Australia is the only western democratic nation that does not have a Human Rights Act or bill of rights. In the US and Canada, human rights are entrenched in their constitution. The UK and New Zealand have human rights legislation. This means that, in all of these countries, the government has a legal obligation to act in accordance with human rights. The ACT and Victoria passed human rights legislation in 2004 and 2006 respectively; however, no other state has done the same and we have no commonwealth legislation that properly protects our rights.
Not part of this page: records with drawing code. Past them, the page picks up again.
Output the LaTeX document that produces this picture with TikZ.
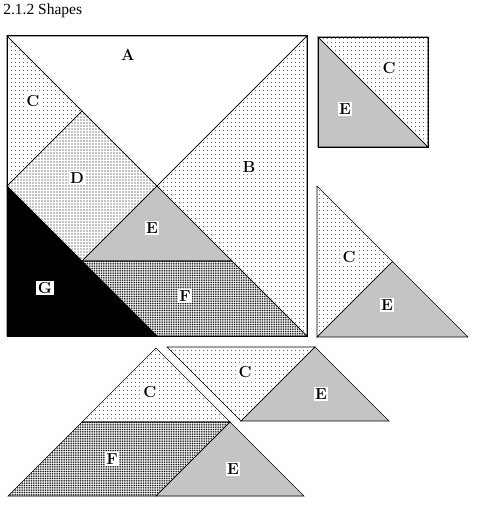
\documentclass[tikz,border=0pt]{standalone}
\usepackage{fontspec}
\newfontfamily\titlefont{Liberation Serif}
\usetikzlibrary{patterns.meta}

\begin{document}
\begin{tikzpicture}[x=1pt,y=-1pt,line width=0.6pt,
                every node/.style={fill=white,inner sep=1.5pt,font=\fontsize{16}{16}\selectfont\bfseries},
                sparse/.style={pattern={Dots[distance=4pt,radius=0.56pt]}},
                medium/.style={pattern={Dots[distance=3pt,radius=0.65pt]}},
                dense/.style={pattern={Dots[distance=2pt,radius=0.56pt]}},
                densest/.style={pattern={Dots[distance=1.75pt,radius=0.56pt]}}]
                \useasboundingbox (0,0) rectangle (482,510);
                \node[anchor=base west,inner sep=0pt,font=\titlefont\fontsize{15.5}{16}\selectfont] (title) at (3,15) {2.1.2 Shapes};

                % big square
                \coordinate (O) at (7,36);   \coordinate (P) at (307,36);
                \coordinate (Q) at (307,336); \coordinate (R) at (7,336);
                \coordinate (M) at (157,186); \coordinate (L) at (7,186);
                \coordinate (N) at (82,111);  \coordinate (K) at (82,261);
                \coordinate (J) at (232,261); \coordinate (H) at (157,336);
                \draw (O) -- (P) -- (M) -- cycle;
                \draw[sparse] (P) -- (Q) -- (M) -- cycle;
                \draw[sparse] (O) -- (N) -- (L) -- cycle;
                \draw[medium] (L) -- (N) -- (M) -- (K) -- cycle;
                \draw[dense] (M) -- (K) -- (J) -- cycle;
                \draw[densest] (K) -- (J) -- (Q) -- (H) -- cycle;
                \draw[fill=black] (L) -- (H) -- (R) -- cycle;
                \draw[line width=1pt] (O) rectangle (Q);

                % square of C and E
                \draw[sparse] (318,37) -- (428,37) -- (428,147) -- cycle;
                \draw[dense] (318,37) -- (428,147) -- (318,147) -- cycle;
                \draw (318,37) rectangle (428,147);

                % triangle of C and E
                \draw[sparse] (317,186) -- (392.5,261.5) -- (317,337) -- cycle;
                \draw[dense] (317,337) -- (392.5,261.5) -- (468,337) -- cycle;

                % triangle of C, F and E
                \draw[sparse] (156,348) -- (82,422) -- (230,422) -- cycle;
                \draw[densest] (82,422) -- (230,422) -- (156,496) -- (8,496) -- cycle;
                \draw[dense] (230,422) -- (304,496) -- (156,496) -- cycle;

                % parallelogram of C and E
                \draw[sparse] (167,347) -- (315,347) -- (241,421) -- cycle;
                \draw[dense] (315,347) -- (389,421) -- (241,421) -- cycle;

                \foreach \name/\pos/\txt in {mainA/{(128,55)}/A, mainB/{(249,167)}/B, mainC/{(33,101)}/C,
                    mainD/{(77,178)}/D, mainE/{(152,228)}/E, mainF/{(185,296)}/F, mainG/{(45,288)}/G,
                    sqC/{(389,68)}/C, sqE/{(345,109)}/E, triC/{(349,257)}/C, triE/{(387,305)}/E,
                    botC/{(150,392)}/C, botF/{(112,459)}/F, botE/{(233,469)}/E,
                    parC/{(245,372)}/C, parE/{(321,394)}/E}
                    \node (\name) at \pos {\txt};
            \end{tikzpicture}
\end{document}
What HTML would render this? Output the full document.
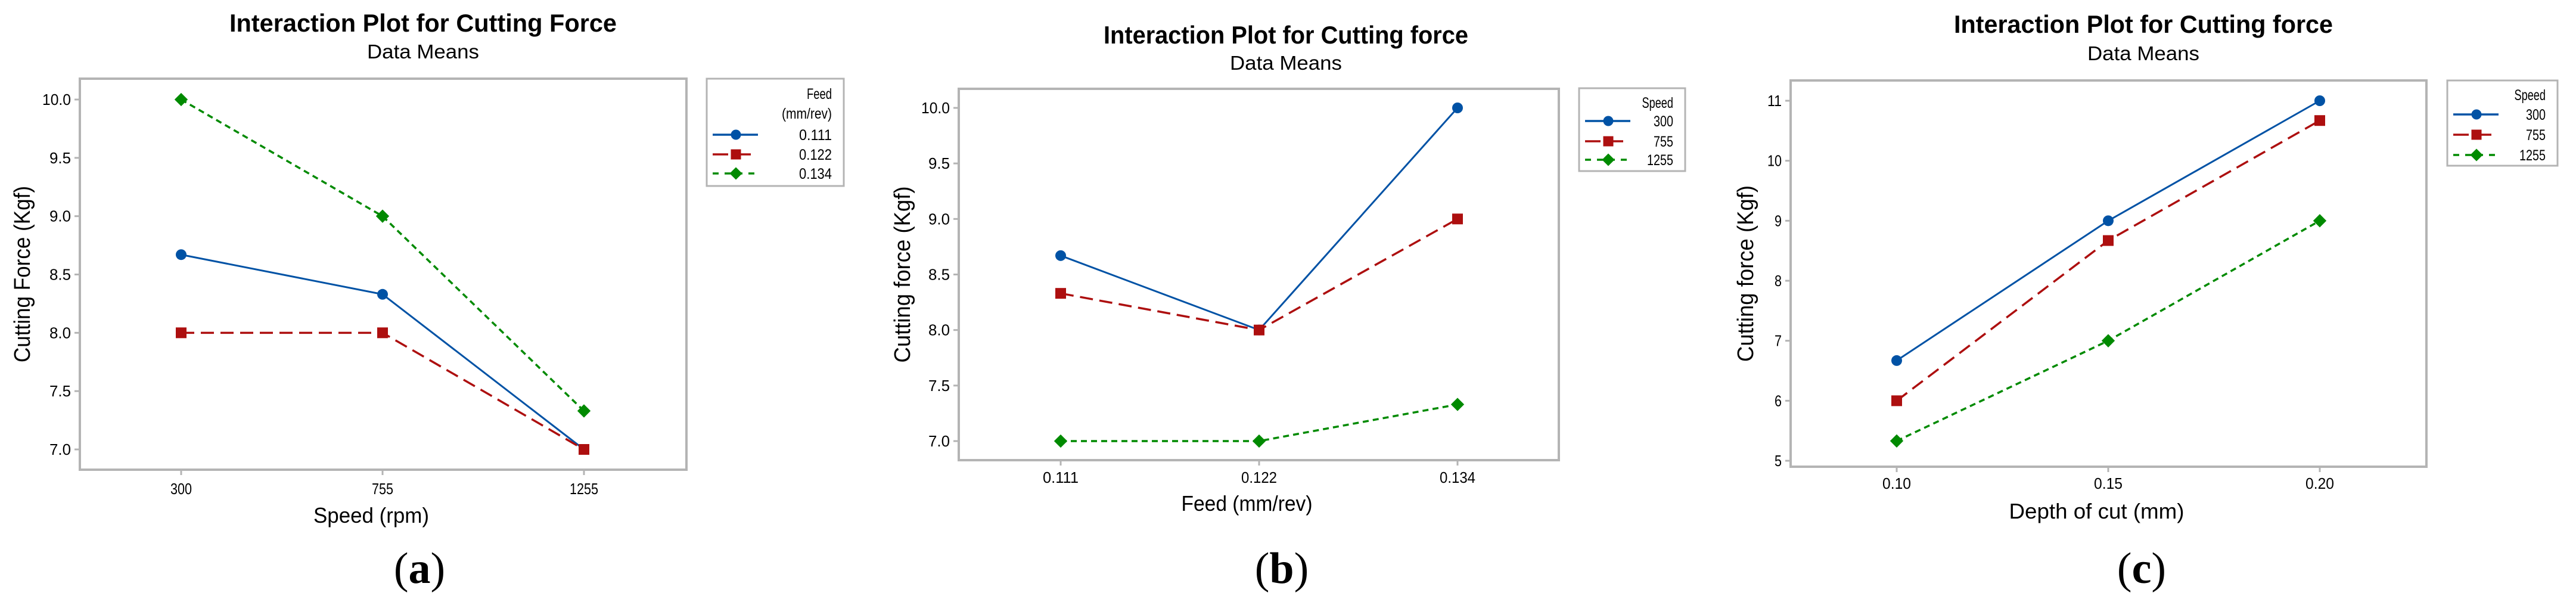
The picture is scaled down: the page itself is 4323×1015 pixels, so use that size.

Last year the Four Corners report of the treatment of young people at the Don Dale Youth Detention Centre took us to one of the small places. We saw images of young Australians being stripped and pinned to the ground, detained for days in isolation without access to fresh water or sunlight and being subjected to violence and restraints. In the days following, we heard stories of the treatment of other young people in other detention centres around the country. Our law offered no human rights protections for these young people.

We see refugees who are seeking the protection of the Australian Government detained in third-country processing centres where they endure poor living conditions, are exposed to physical and sexual assault and fear for their safety. Our law offers these people no proper human rights protections.

The Australian Government has ratified all of the core international human rights treaties. This means that at an international level they have accepted the obligation to protect the human rights of Australians and those interacting with the Australian Government and law. This obligation includes a requirement to enact laws to give citizens legal protections that they can call upon when their rights are unjustifiably limited. And yet, Australians have no such protections.

In her famous quote, Eleanor Roosevelt also said that “without concerted citizen action to uphold rights close to home, we shall look in vain for progress in the larger world.” Around the country, groups of citizens are working together to continue to push for proper rights protections in Australia. The current grassroots campaign in Queensland has resulted in the Queensland Government making a commitment to introducing a Human Rights Act – but this is yet to be introduced.

We can all play a part in calling on our governments to protect our rights. We live in a country where it is possible to speak to your local member of parliament, to participate in community activism and to share your thoughts freely on social media. With concerted citizen action we can bring change. It is time to ensure that human rights protections – not abuses – exist in the small places throughout our nation.